The four-door also comes standard with upgraded cloth upholstery, eight-way manually adjustable front seats (versus six-way adjusters on the two-door), heated front seats, heated windshield washer nozzles, rear-passenger ventilation and a rear center armrest with pass-through. Optional features include 16- and 17-inch alloy wheels, metallic paint, sport and ground-effects body kits, a sunroof (four-door only) and an iPod adapter.
Powertrains and Performance
All VW Rabbits are equipped with a 2.5-liter inline five-cylinder engine that produces 170 horsepower and 177 pound-feet of torque. A standard five-speed manual transmission sends power to the front wheels, while a six-speed automatic with manual-shifting capability is optional. Thanks to the engine's respectable amount of torque, acceleration is brisk at lower speeds with either gearbox, and the optional six-speed automatic makes great use of the engine's power band. EPA-estimated fuel economy for the 2008 Rabbit is 22 mpg city/29 mpg highway with the five-speed manual -- a bit lower than average for this class of car. Models sold in California-emissions states earn a cleaner PZEV tailpipe emission rating.
Four-wheel antilock disc brakes, front seat side-impact airbags and full-length head curtain airbags are standard on all VW Rabbits. Stability control with electronic differential lock is optional, as are rear seat side-impact airbags on four-doors. In government testing, the 2008 Volkswagen Rabbit four-door scored four stars out of five for front occupant protection during frontal crashes and a top-ranked five stars for both front and rear occupants in side-impact tests. The Insurance Institute for Highway Safety gives the Rabbit a top score of "Good" for the protection of occupants in both frontal-offset and side-impact crashes.
Interior Design and Special Features
The Rabbit's well-appointed cabin is certainly one of its strengths. At night, the gauges illuminate in stylish VW blue with contrasting red needles, and all the knobs and switchgear feel as if they were borrowed from a premium-priced Audi. The three-spoke steering wheel is perfectly shaped, and multiple adjustments for the front seats plus a tilt and telescoping steering column assure a proper driving position for drivers of different sizes and shapes. Two-door Rabbits have front seats that slide forward for easy rear-seat access, though four-doors are the obvious choice if you plan on regularly carrying more than a couple adults or children.

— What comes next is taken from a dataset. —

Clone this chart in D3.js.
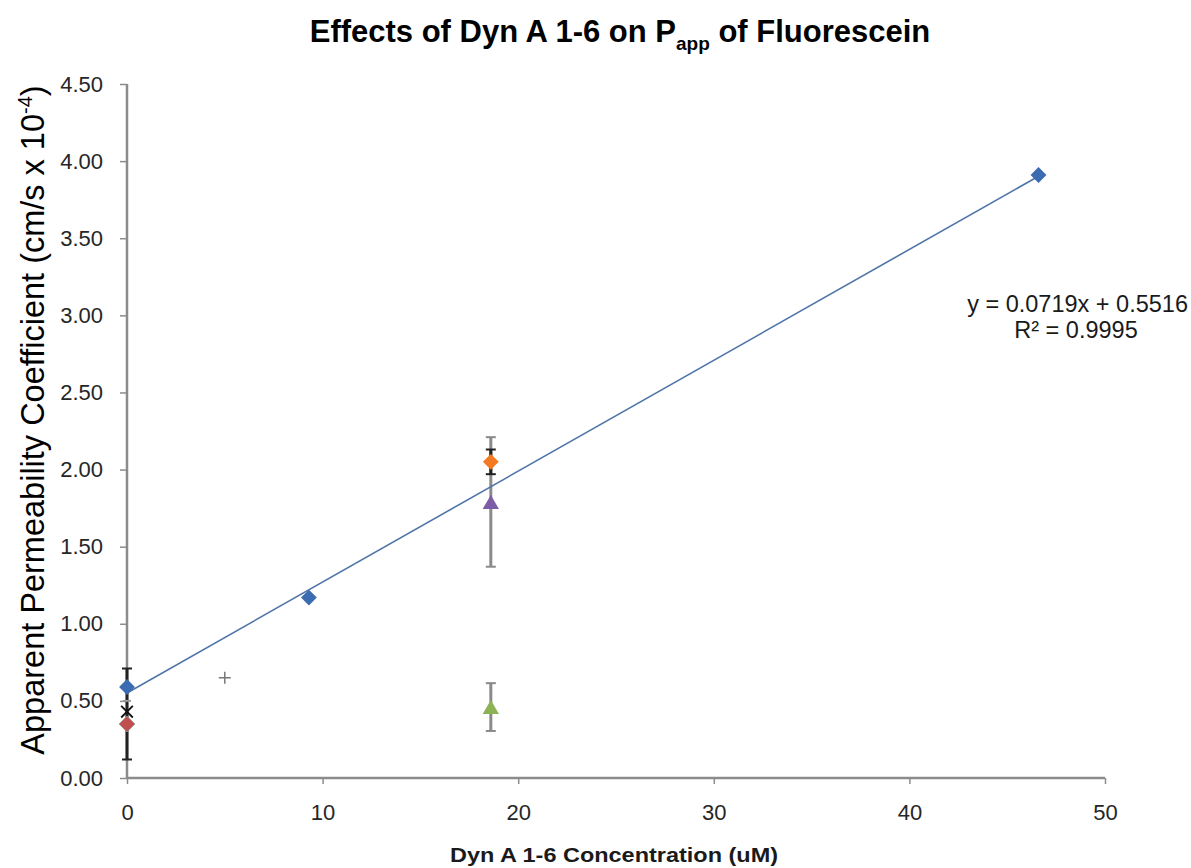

The 2008 Volkswagen Rabbit is tuned to provide a satisfying balance between a comfortable ride and capable, reasonably fun handling. Although not as taut and responsive through the curves as earlier generations, the current model is more refined, with reassuring, rock-solid stability and a surprisingly noise-free ride. The steering is direct and nicely weighted, but doesn't offer as much feedback as we'd prefer.